== Given request ==
Return the material word for word. Do not include the pictures.

◆ ◆ ◆ ◆ ◆

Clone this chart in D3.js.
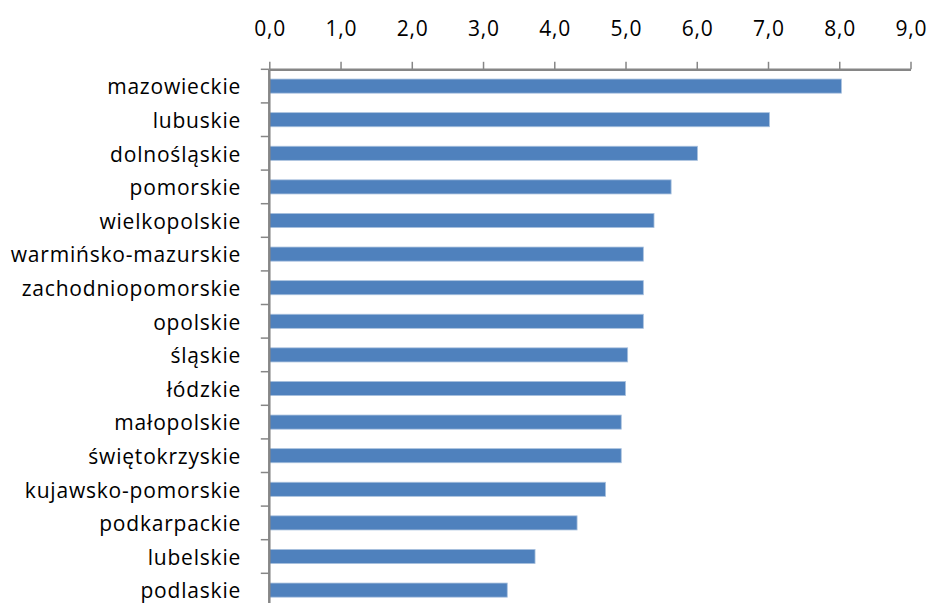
<!DOCTYPE html>
<html>
<head>
<meta charset="utf-8">
<script src="https://cdn.jsdelivr.net/npm/d3@7"></script>
<style>
  body { margin: 0; background: #fff; }
  text { font-family: "Open Sans", "Noto Sans", sans-serif; fill: #000; letter-spacing: 0.8px; }
</style>
</head>
<body>
<svg id="chart" width="929" height="603"></svg>
<script>
const svg = d3.select("#chart");

var regions = ["mazowieckie", "lubuskie", "dolnośląskie", "pomorskie", "wielkopolskie",
  "warmińsko-mazurskie", "zachodniopomorskie", "opolskie", "śląskie", "łódzkie",
  "małopolskie", "świętokrzyskie", "kujawsko-pomorskie", "podkarpackie", "lubelskie", "podlaskie"];
var values = [8.03, 7.02, 6.01, 5.64, 5.40, 5.25, 5.25, 5.25, 5.03, 5.00, 4.94, 4.94, 4.72, 4.32, 3.73, 3.34];
var xTicks = [0, 1, 2, 3, 4, 5, 6, 7, 8, 9];

var data = regions.map((r, i) => ({region: r, value: values[i]}));

var plotLeft = 269.3, plotTop = 69.3, plotRight = 910.5, band = 33.6;

var pl = d3.formatLocale({decimal: ",", thousands: " ", grouping: [3], currency: ["", " zł"]});
var fmt = pl.format(".1f");

var xScale = d3.scaleLinear()
  .domain([0, 9])
  .range([plotLeft, plotRight]);

var yScale = d3.scaleBand()
  .domain(regions)
  .range([plotTop, plotTop + band * regions.length])
  .paddingInner(0.58)
  .paddingOuter(0.29);

var axisColor = "#868686";

// bars
svg.append("g").selectAll("rect")
  .data(data)
  .enter().append("rect")
  .attr("x", xScale(0))
  .attr("y", d => yScale(d.region))
  .attr("width", d => xScale(d.value) - xScale(0))
  .attr("height", yScale.bandwidth())
  .attr("fill", "#4F81BD")
  .attr("stroke", "#A9C1DE")
  .attr("stroke-width", 0.8);

// top axis
var xAxis = d3.axisTop(xScale)
  .tickValues(xTicks)
  .tickFormat(fmt)
  .tickSize(7.5)
  .tickSizeOuter(0)
  .tickPadding(25.5);

var xAxisG = svg.append("g")
  .attr("transform", `translate(0,${plotTop})`)
  .call(xAxis);
xAxisG.select(".domain").attr("stroke", axisColor).attr("stroke-width", 2.5);
xAxisG.selectAll(".tick line").attr("stroke", axisColor).attr("stroke-width", 1.5);
xAxisG.selectAll(".tick text").style("font-size", "21px").attr("x", 0.4);

// left axis: labels at band centres, ticks on band borders
var bandStep = yScale.step();
var borders = d3.range(regions.length + 1).map(i => plotTop + i * bandStep);

var yG = svg.append("g");
yG.append("line")
  .attr("x1", plotLeft).attr("x2", plotLeft)
  .attr("y1", plotTop).attr("y2", 603)
  .attr("stroke", axisColor).attr("stroke-width", 2.5);

yG.selectAll(".ytick")
  .data(borders)
  .enter().append("line")
  .attr("class", "ytick")
  .attr("x1", plotLeft - 8.5).attr("x2", plotLeft)
  .attr("y1", d => d).attr("y2", d => d)
  .attr("stroke", axisColor).attr("stroke-width", 1.5);

yG.selectAll(".ylabel")
  .data(regions)
  .enter().append("text")
  .attr("class", "ylabel")
  .attr("x", plotLeft - 28.2)
  .attr("y", d => yScale(d) + yScale.bandwidth() / 2 + 8.2)
  .attr("text-anchor", "end")
  .style("font-size", "21px")
  .text(d => d);
</script>
</body>
</html>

◆ ◆ ◆ ◆ ◆

== Expected answer ==
Clone this chart in D3.js.
<!DOCTYPE html>
<html>
<head>
<meta charset="utf-8">
<script src="https://cdn.jsdelivr.net/npm/d3@7"></script>
<style>
  body { margin: 0; background: #fff; }
  text { font-family: "Open Sans", "Noto Sans", sans-serif; fill: #000; letter-spacing: 0.8px; }
</style>
</head>
<body>
<svg id="chart" width="929" height="603"></svg>
<script>
const svg = d3.select("#chart");

var regions = ["mazowieckie", "lubuskie", "dolnośląskie", "pomorskie", "wielkopolskie",
  "warmińsko-mazurskie", "zachodniopomorskie", "opolskie", "śląskie", "łódzkie",
  "małopolskie", "świętokrzyskie", "kujawsko-pomorskie", "podkarpackie", "lubelskie", "podlaskie"];
var values = [8.03, 7.02, 6.01, 5.64, 5.40, 5.25, 5.25, 5.25, 5.03, 5.00, 4.94, 4.94, 4.72, 4.32, 3.73, 3.34];
var xTicks = [0, 1, 2, 3, 4, 5, 6, 7, 8, 9];

var data = regions.map((r, i) => ({region: r, value: values[i]}));

var plotLeft = 269.3, plotTop = 69.3, plotRight = 910.5, band = 33.6;

var pl = d3.formatLocale({decimal: ",", thousands: " ", grouping: [3], currency: ["", " zł"]});
var fmt = pl.format(".1f");

var xScale = d3.scaleLinear()
  .domain([0, 9])
  .range([plotLeft, plotRight]);

var yScale = d3.scaleBand()
  .domain(regions)
  .range([plotTop, plotTop + band * regions.length])
  .paddingInner(0.58)
  .paddingOuter(0.29);

var axisColor = "#868686";

// bars
svg.append("g").selectAll("rect")
  .data(data)
  .enter().append("rect")
  .attr("x", xScale(0))
  .attr("y", d => yScale(d.region))
  .attr("width", d => xScale(d.value) - xScale(0))
  .attr("height", yScale.bandwidth())
  .attr("fill", "#4F81BD")
  .attr("stroke", "#A9C1DE")
  .attr("stroke-width", 0.8);

// top axis
var xAxis = d3.axisTop(xScale)
  .tickValues(xTicks)
  .tickFormat(fmt)
  .tickSize(7.5)
  .tickSizeOuter(0)
  .tickPadding(25.5);

var xAxisG = svg.append("g")
  .attr("transform", `translate(0,${plotTop})`)
  .call(xAxis);
xAxisG.select(".domain").attr("stroke", axisColor).attr("stroke-width", 2.5);
xAxisG.selectAll(".tick line").attr("stroke", axisColor).attr("stroke-width", 1.5);
xAxisG.selectAll(".tick text").style("font-size", "21px").attr("x", 0.4);

// left axis: labels at band centres, ticks on band borders
var bandStep = yScale.step();
var borders = d3.range(regions.length + 1).map(i => plotTop + i * bandStep);

var yG = svg.append("g");
yG.append("line")
  .attr("x1", plotLeft).attr("x2", plotLeft)
  .attr("y1", plotTop).attr("y2", 603)
  .attr("stroke", axisColor).attr("stroke-width", 2.5);

yG.selectAll(".ytick")
  .data(borders)
  .enter().append("line")
  .attr("class", "ytick")
  .attr("x1", plotLeft - 8.5).attr("x2", plotLeft)
  .attr("y1", d => d).attr("y2", d => d)
  .attr("stroke", axisColor).attr("stroke-width", 1.5);

yG.selectAll(".ylabel")
  .data(regions)
  .enter().append("text")
  .attr("class", "ylabel")
  .attr("x", plotLeft - 28.2)
  .attr("y", d => yScale(d) + yScale.bandwidth() / 2 + 8.2)
  .attr("text-anchor", "end")
  .style("font-size", "21px")
  .text(d => d);
</script>
</body>
</html>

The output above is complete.